- Born: 1904 Richmond, Virginia, U.S.
- Died: March 26, 1991 (aged 86–87) Charlottesville, Virginia, U.S.
- Occupations: Illustrator; type designer; writer;
- Known for: designer of Lydian Series
- Spouse: Lydia Hatfield

= Warren Chappell =

American illustrator and writer (1904–1991)

Warren Chappell (1904 – March 26, 1991) was an American illustrator, book and type designer, and writer.

==Early life==
Warren Chappell was born in 1904 in Richmond, Virginia. He drew and modeled with clay at a young age. According to his obituary, at the age of 11, magazine drawings by Boardman Robinson led him to become an artist.

He was a graduate of the University of Richmond, and then studied at the Art Students League of New York, under Boardman Robinson, where he later taught. In 1931-2 he studied type design and punch-cutting under Rudolf Koch at the Design School Offenbach in Germany. In 1935 he studied illustration at the Colorado Springs Fine Arts Center.
The University of Richmond awarded him an honorary D.F.A. in 1968. In 1970 his work in the graphic arts was recognized by the Rochester Institute of Technology, with the presentation of their Goudy Award.

==Career==
After running his studio in New York City for several years, Chappell traveled to Germany just before World War II to work at Stempel on the typeface Trajanus. He returned to the United States at the onset of the war, having seen only initial proofs. He first saw the completed typeface in Swedish design magazines during the war. He later devoted himself to book design and illustration and was closely associated with the firm of Alfred A. Knopf for which he designed many books. He also did illustrations for Random House, Harper & Row, and Doubleday. He was a typography consultant to both the Book of the Month Club and American Type Founders. He was Artist-in-Residence at the University of Virginia in Charlottesville. He had a studio in the library stacks.

John Updike and Chappell worked together on books for children on music, including "The Magic Flute" (1962), "The Ring" (1964) and "Bottom's Dream" (1969). His design for the E. P. Dutton re-issues of A. A. Milne's Winnie-the-Pooh books are considered to be particularly elegant. Towards the end of his life, he donated books on design to the University of Virginia. After the death of his friend Charles Locke, he organized the Charles Locke Fund at the University of Virginia.

==Typefaces==
- Koch Uncial (1932) in collaboration with Paul Koch
- Lydian Series (ATF)
  - Lydian + Italic (1938)
  - Lydian Bold + Italic (1938)
  - Lydian Cursive (1940)
  - Lydian Condensed + Italic (1946)
- Trajanus Antiqua (roman) + Trajanus Kursiv (italic) + Trajanus Halbfett (semi-bold) (1939, Stempel + Linotype (Frankfurt)), named for the same Roman emperor as Carol Twombly's Trajan but a very different design, being a Medieval. See Fr. Edward Catich's research for more on the origin of the monumental lettering style which was the inspiration for the typeface Trajan. The semi-bold weight however, was prepared by the foundry, Chappell having only made drawings (starting with a broad nibbed pen, then refining the contours using opaque white as if using a graver) for the roman and italic designs. The Huxley House specimen book for it was featured in a 1952 AIGA design annual.

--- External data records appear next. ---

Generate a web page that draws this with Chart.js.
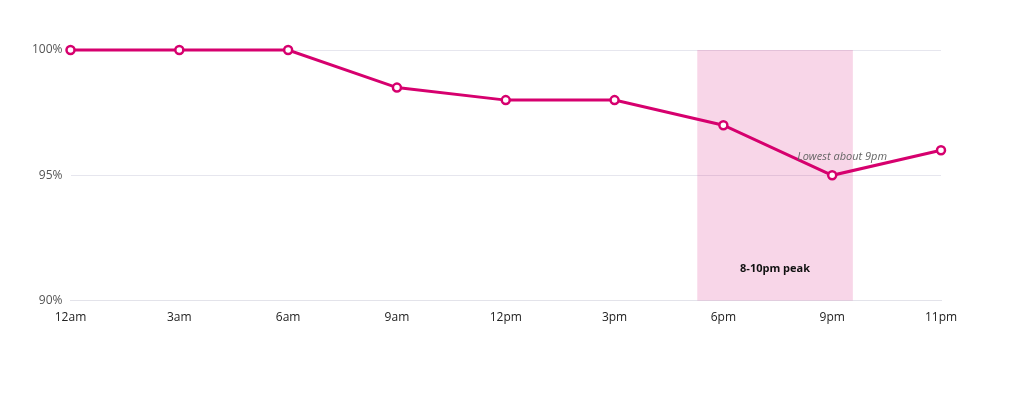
<!DOCTYPE html>
<html>
<head>
<meta charset="utf-8">
<script src="https://cdn.jsdelivr.net/npm/chart.js@4"></script>
<style>
  html, body { margin: 0; padding: 0; background: #fff; }
  #wrap { width: 1024px; height: 400px; }
</style>
</head>
<body>
<div id="wrap"><canvas id="cvs"></canvas></div>
<script>
const hours = ['12am', '3am', '6am', '9am', '12pm', '3pm', '6pm', '9pm', '11pm'];
const uptime = [100, 100, 100, 98.5, 98, 98, 97, 95, 96];
const yTicks = [90, 95, 100];
const peakBand = [5.76, 7.19]; // in category index units
const pink = '#d6006e';

// shaded peak band and annotations
const bandPlugin = {
  id: 'band',
  beforeDatasetsDraw(chart) {
    const { ctx, scales } = chart;
    const xs = scales.x, ys = scales.y;
    const idxToPx = v => {
      const i = Math.floor(v);
      const a = xs.getPixelForValue(i), b = xs.getPixelForValue(i + 1);
      return a + (b - a) * (v - i);
    };
    const x0 = idxToPx(peakBand[0]), x1 = idxToPx(peakBand[1]);
    ctx.save();
    ctx.fillStyle = 'rgba(214, 0, 110, 0.16)';
    ctx.fillRect(x0, ys.getPixelForValue(100), x1 - x0, ys.getPixelForValue(90) - ys.getPixelForValue(100));
    ctx.fillStyle = '#111';
    ctx.font = 'bold 11px "Open Sans", sans-serif';
    ctx.textAlign = 'center';
    ctx.textBaseline = 'middle';
    ctx.fillText('8-10pm peak', (x0 + x1) / 2, ys.getPixelForValue(91.25));
    ctx.restore();
  },
  afterDatasetsDraw(chart) {
    const { ctx, scales } = chart;
    ctx.save();
    ctx.fillStyle = '#666';
    ctx.font = 'italic 11px "Open Sans", sans-serif';
    ctx.textAlign = 'center';
    ctx.textBaseline = 'middle';
    ctx.fillText('Lowest about 9pm', scales.x.getPixelForValue(7) + 10, scales.y.getPixelForValue(95.75));
    ctx.restore();
  }
};

new Chart(document.getElementById('cvs').getContext('2d'), {
  type: 'line',
  data: {
    labels: hours,
    datasets: [{
      data: uptime,
      borderColor: pink,
      borderWidth: 3,
      pointRadius: 4,
      pointBorderWidth: 2.5,
      pointBackgroundColor: '#fff',
      pointBorderColor: pink,
      tension: 0,
      clip: false
    }]
  },
  options: {
    responsive: true,
    maintainAspectRatio: false,
    animation: false,
    layout: { padding: { top: 50, right: 83, bottom: 73, left: 24 } },
    plugins: { legend: { display: false }, tooltip: { enabled: false } },
    scales: {
      x: {
        offset: false,
        grid: { display: false },
        border: { color: '#e3e3ea' },
        ticks: { color: '#222', font: { family: 'Open Sans', size: 12 }, maxRotation: 0, padding: 2 }
      },
      y: {
        min: 90, max: 100,
        afterBuildTicks: axis => { axis.ticks = yTicks.map(v => ({ value: v })); },
        grid: { color: '#e6e6ee', drawTicks: false },
        border: { display: false },
        ticks: { color: '#555', font: { family: 'Open Sans', size: 12 }, padding: 8, callback: v => v + '%' }
      }
    }
  },
  plugins: [bandPlugin]
});
</script>
</body>
</html>
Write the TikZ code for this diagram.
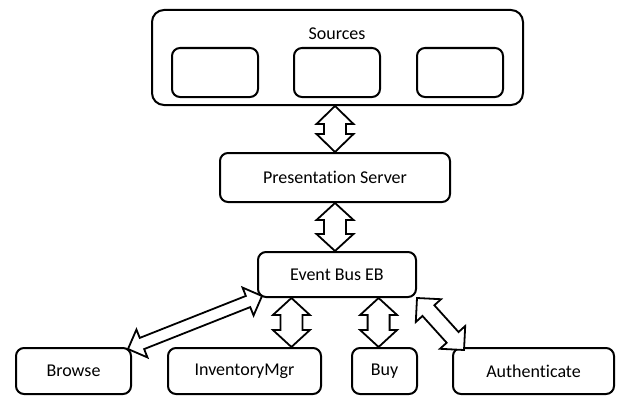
\documentclass[tikz,border=0pt]{standalone}
\usepackage{fontspec}
\setmainfont[Ligatures=NoCommon]{Carlito}
\usetikzlibrary{positioning,calc}

\tikzset{
  box/.style={draw, line width=2pt, rounded corners=8pt, inner sep=0pt,
    font=\fontsize{18}{22}\selectfont},
  srcbox/.style={box, rounded corners=12pt},
  blockarrow/.style={draw, line width=1.8pt, line join=miter, fill=white},
}

% double block arrow between two points:
% #1 from, #2 to, #3 half shaft, #4 half head, #5 head length
\newcommand\busarrow[5]{%
  \draw[blockarrow] (#1)
    -- ($(#1)!#5!(#2)!#4!90:(#2)$) -- ($(#1)!#5!(#2)!#3!90:(#2)$)
    -- ($(#2)!#5!(#1)!#3!-90:(#1)$) -- ($(#2)!#5!(#1)!#4!-90:(#1)$)
    -- (#2)
    -- ($(#2)!#5!(#1)!#4!90:(#1)$) -- ($(#2)!#5!(#1)!#3!90:(#1)$)
    -- ($(#1)!#5!(#2)!#3!-90:(#2)$) -- ($(#1)!#5!(#2)!#4!-90:(#2)$)
    -- cycle;}

\begin{document}
\begin{tikzpicture}[x=1pt, y=-1pt]
\useasboundingbox (0,0) rectangle (617,396);

% sources
\node[srcbox, minimum width=371pt, minimum height=95pt] (src) at (337.5,57.5) {};
\node[font=\fontsize{18}{22}\selectfont] (srctitle) at (337,34) {Sources};
\node[box, minimum width=86pt, minimum height=49pt] (s1) at (215,72.5) {};
\node[box, minimum width=86pt, minimum height=49pt] (s2) at (337,72.5) {};
\node[box, minimum width=86pt, minimum height=49pt] (s3) at (460,72.5) {};

% servers
\node[box, minimum width=230pt, minimum height=49pt] (ps) at (335,177.5) {Presentation Server};
\node[box, minimum width=158pt, minimum height=45pt] (eb) at (337,274.5) {Event Bus EB};

% services
\node[box, minimum width=115pt, minimum height=46pt] (browse) at (73.5,371) {Browse};
\node[box, minimum width=153pt, minimum height=46pt] (inv) at (244.5,371) {InventoryMgr};
\node[box, minimum width=65pt, minimum height=46pt] (buy) at (384.5,371) {Buy};
\node[box, minimum width=161pt, minimum height=46pt] (auth) at (533.5,371) {Authenticate};

% connect nodes
\coordinate (srcdown) at (ps.north |- src.south);
\coordinate (ebup) at (ps.south |- eb.north);
\coordinate (ebinv) at ($(eb.south west)!0.215!(eb.south east)$);
\coordinate (ebbuy) at ($(eb.south west)!0.76!(eb.south east)$);
\coordinate (browsetip) at ($(browse.north east)+(-4,2)$);
\coordinate (ebtip) at ($(eb.south west)+(5,-2)$);
\coordinate (authtip) at ($(auth.north west)+(12,3)$);

\busarrow{srcdown}{ps.north}{11pt}{18.5pt}{18pt}
\busarrow{ps.south}{ebup}{11pt}{18.5pt}{17pt}
\busarrow{ebinv}{ebinv |- inv.north}{11pt}{18.5pt}{17pt}
\busarrow{ebbuy}{ebbuy |- buy.north}{11pt}{18.5pt}{17pt}
\busarrow{browsetip}{ebtip}{6pt}{15pt}{15pt}
\busarrow{eb.south east}{authtip}{8pt}{17pt}{17pt}
\end{tikzpicture}
\end{document}
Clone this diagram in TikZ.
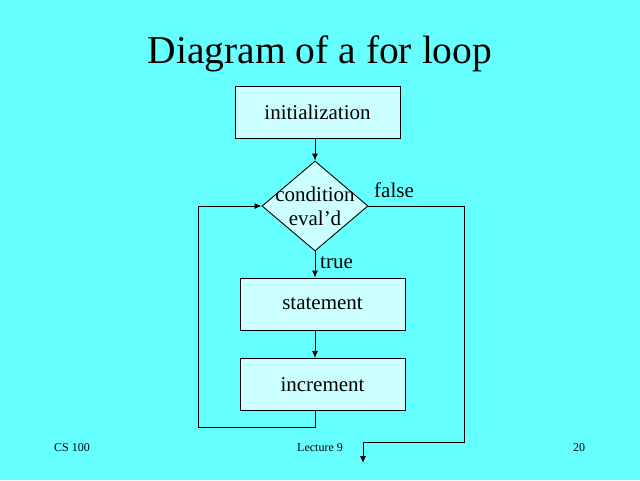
\documentclass[tikz,border=0pt]{standalone}
\usepackage{fontspec}
\setmainfont{Liberation Serif}
\usetikzlibrary{shapes.geometric,arrows.meta}
\definecolor{bgcyan}{HTML}{66FFFF}
\definecolor{boxfill}{HTML}{CCFFFF}
\begin{document}
\begin{tikzpicture}[x=1pt,y=-1pt,
  box/.style={draw=black,fill=boxfill,line width=0.9pt,minimum width=165pt,minimum height=52pt,inner sep=0pt,font=\fontsize{21}{24}\selectfont},
  dec/.style={draw=black,fill=boxfill,line width=0.9pt,shape=diamond,minimum width=106pt,minimum height=90pt,inner sep=0pt},
  conn/.style={line width=0.9pt,-{Latex[length=7pt,width=6pt]}},
  lbl/.style={font=\fontsize{21}{24}\selectfont,inner sep=0pt,anchor=base west},
  foot/.style={font=\fontsize{12}{14}\selectfont,inner sep=0pt}]
\fill[bgcyan] (0,0) rectangle (640,480);
\useasboundingbox (0,0) rectangle (640,480);
\node[font=\fontsize{39.5}{42}\selectfont] (title) at (320,54) {Diagram of a for loop};
\node[box] (init) at (317.5,112.5) {initialization};
\node[dec] (cond) at (315,206) {};
\node[font=\fontsize{21}{24}\selectfont,align=center,inner sep=0pt] (condtext) at (315,206) {condition\\eval'd};
\node[box] (stmt) at (322.5,304) {statement};
\node[box] (incr) at (322.5,384.5) {increment};
\coordinate (loopA) at (315,427);
\coordinate (loopB) at (198,427);
\coordinate (falseA) at (464,206);
\coordinate (falseB) at (464,442);
\coordinate (falseC) at (363,442);
\coordinate (exit) at (363,463);
\draw[conn] (init.south -| cond.north) -- (cond.north);
\draw[conn] (cond.south) -- (cond.south |- stmt.north);
\draw[conn] (stmt.south -| cond.south) -- (cond.south |- incr.north);
\draw[conn] (incr.south -| loopA) -- (loopA) -- (loopB) |- (cond.west);
\draw[conn] (cond.east) -- (falseA) -- (falseB) -- (falseC) -- (exit);
\node[lbl] (truelbl) at (320,268) {true};
\node[lbl] (falselbl) at (374,197) {false};
\node[foot] (cs) at (72,448) {CS 100};
\node[foot] (lect) at (320,448) {Lecture 9};
\node[foot] (page) at (579,448) {20};
\end{tikzpicture}
\end{document}
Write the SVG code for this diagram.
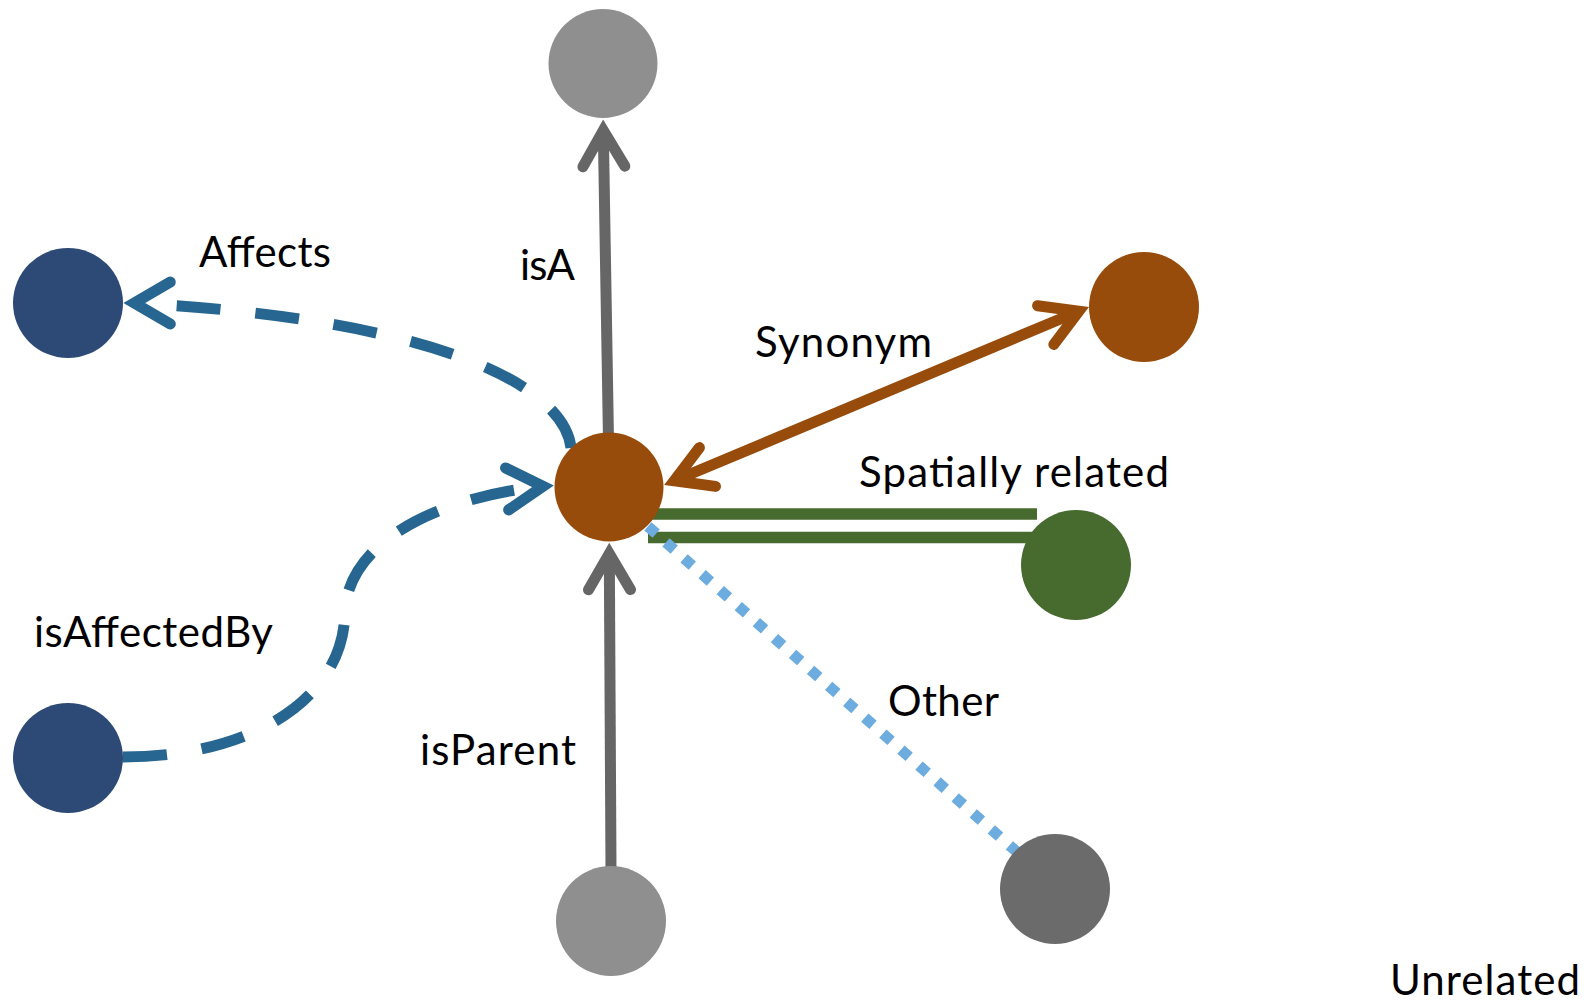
<svg xmlns="http://www.w3.org/2000/svg" xmlns:xlink="http://www.w3.org/1999/xlink" width="1594" height="1003" viewBox="0 0 1594 1003">
  <style>
    .lbl { font-family: "Lato", "Liberation Sans", sans-serif; font-size: 42px; fill: #000; }
    .gray { stroke: #666666; stroke-width: 11; fill: none; }
    .orng { stroke: #974C0B; stroke-width: 11; fill: none; }
    .blue { stroke: #266690; stroke-width: 11; fill: none; }
    .dash { stroke-dasharray: 44 35; }
    .head { fill: none; stroke-width: 11; stroke-linejoin: miter; stroke-linecap: round; }
    .green { stroke: #476A2E; stroke-width: 11.5; fill: none; }
    .dots { stroke: #6DACDE; stroke-width: 11; fill: none; stroke-dasharray: 11 13.1; }
  </style>
  <defs>
    <path id="chev" d="M-36,-21 L0,0 L-36,21"/>
  </defs>
  <rect width="1594" height="1003" fill="#FFFFFF"/>

  <g id="connectors">
    <!-- isA -->
    <line class="gray" x1="608.5" y1="440" x2="603.3" y2="131"/>
    <use href="#chev" class="head" stroke="#666666" transform="translate(603.3,130.5) rotate(-90.9)"/>
    <!-- isParent -->
    <line class="gray" x1="611" y1="870" x2="609.3" y2="554"/>
    <use href="#chev" class="head" stroke="#666666" transform="translate(609.3,553.7) rotate(-90.3)"/>
    <!-- Synonym -->
    <line class="orng" x1="674.2" y1="480.8" x2="1078.9" y2="311.2"/>
    <use href="#chev" class="head" stroke="#974C0B" transform="translate(674.2,480.8) rotate(157.5)"/>
    <use href="#chev" class="head" stroke="#974C0B" transform="translate(1078.9,311.2) rotate(-22.7)"/>
    <!-- Spatially related -->
    <line class="green" x1="640" y1="514" x2="1037" y2="514"/>
    <line class="green" x1="648" y1="537.5" x2="1050" y2="537.5"/>
    <!-- Other -->
    <line class="dots" x1="647.9" y1="526.4" x2="1017" y2="852"/>
    <!-- Affects -->
    <path class="blue dash" d="M571,448 C565,390 450,320 134,303"/>
    <use href="#chev" class="head" stroke="#266690" transform="translate(134.3,303) rotate(180)"/>
    <!-- isAffectedBy -->
    <path class="blue dash" d="M123,757 C250,757 345,700 345,610 C350,540 440,497 543,486.3"/>
    <use href="#chev" class="head" stroke="#266690" transform="translate(543,486.3) rotate(-4.2)"/>
  </g>

  <g id="node-center"><circle cx="609" cy="487" r="54.5" fill="#974C0B"/></g>
  <g id="node-isA"><circle cx="603" cy="63.5" r="54.5" fill="#8F8F8F"/></g>
  <g id="node-isParent"><circle cx="611" cy="921" r="55" fill="#8F8F8F"/></g>
  <g id="node-affects"><circle cx="68" cy="303" r="55" fill="#2D4A76"/></g>
  <g id="node-isAffectedBy"><circle cx="68" cy="758" r="55" fill="#2D4A76"/></g>
  <g id="node-synonym"><circle cx="1144" cy="307" r="55" fill="#974C0B"/></g>
  <g id="node-spatial"><circle cx="1076" cy="565" r="55" fill="#476A2E"/></g>
  <g id="node-other"><circle cx="1055" cy="889" r="55" fill="#6B6B6B"/></g>

  <g id="labels">
    <text class="lbl" x="199" y="267" textLength="132">Affects</text>
    <text class="lbl" x="520" y="280" textLength="55">isA</text>
    <text class="lbl" x="755" y="357" textLength="177">Synonym</text>
    <text class="lbl" x="859" y="487" textLength="310">Spatially related</text>
    <text class="lbl" x="34" y="647" textLength="239">isAffectedBy</text>
    <text class="lbl" x="420" y="765" textLength="156">isParent</text>
    <text class="lbl" x="888" y="716" textLength="111">Other</text>
    <text class="lbl" x="1390" y="995" textLength="190">Unrelated</text>
  </g>
</svg>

Chappell's book The Living Alphabet (1975) was set entirely in Trajanus by Finn Typographic of Stamford Connecticut.

==Personal life==
Chappell married Lydia Hatfield. He named the Lydian typeface after his wife Lydia.

Chappell moved to Charlottesville, Virginia, in 1978. He died on March 26, 1991, at his home in Charlottesville.

==Bibliography==
Books written by Chappell:
- The Anatomy of Lettering (1934)
- A Short History of the Printed Word (1970; a revised edition was published in 2000)
- The Living Alphabet (on calligraphy, 1975)
- The Proverbial Bestiary with Rick Cusick (1982)

Illustrated children's books:
- A Tale of a Tub by Swift, (1930)
- The Nutcracker (1958)
- They Say Stories (1960)
- Sleeping Beauty (1961)
- Moby-Dick W. W. Norton & Co. (1967).